In her late twenties she took a part-time job as a waitress at a motel where she met Colin and had a scandalous affair. He was a travelling salesman who sold Addis brushes and she left to move with him to Sydney. We stayed with Dad. I was 12 and my sister was only 4, not yet started school. Apparently she wanted to take us but the family would have no part of it. Fair enough too, who knew what sort of life we would have in Sydney? Despite her leaving I have cherished memories of the time spent with my dad. This is Mum and Colin's wedding photo and I think they were married for about five years. She told me she always regretted leaving my dad and to never leave the father of my children because she could not go back. She used to send me postcards every week from Sydney and I still have many of them. She was on an adventure and living a life that she didn't get a chance to before she married.

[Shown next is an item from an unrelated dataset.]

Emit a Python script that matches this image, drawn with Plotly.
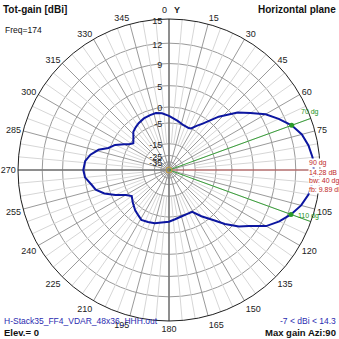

A prized photo. Four generations of Steel women. I think I was 16 here. Ghastly purple dress I am wearing but Princess Di had a similar one so it was all the rage...along with the fluffy 80's hair.


When Colin's job transferred to Adelaide I went with them, as I had moved to Sydney to be with mum. Actually I was a rebellious teen and Dad did not know what to do with me after I threw a party behind his back (fair enough too!), so he sent me to live with mum...best move ever. Mum and I grew really close (besties) and when she broke up with Colin she met Peter, and they married soon afterwards.


Love this photo of us three girls. Guessing I am 17 here and my sister 10. Mum would have been about 34. She always wore her hair up from about this age as she was balding. Hormonal the doctors said or maybe a result of all that teasing. She always told me it was because she had children.


This photo was taken a few months before her death. She married Robert when she was 45, just after Lauren was born. It was a beautiful wedding and she was truly happy with Robert. They lived in Newcastle and bought and restored antiques which she loved. It was while he was out on a buying trip early one morning, that mum passed away in her sleep of a congenital heart disease she never knew she had.


Another favourite photo taken a few months later at my brother's wedding. Mum is holding Lauren and we were both captured wiping tears from our eyes. This is the last time I saw her one month before she died. I am so thrilled she got to meet Lauren and I have a few wonderful cards she wrote to Lauren that survived the floods which I have shared with my children...love from the grandmother they never knew.

She would be very proud to know that she has seven wonderful grandchildren and her three kids are all doing well. I am proud that I can pass on her legacy to mine. She was a gorgeous, loving woman and I truly believe that she was meant to start her family so early so that she would see us grown up and meet two of her grandchildren before she died.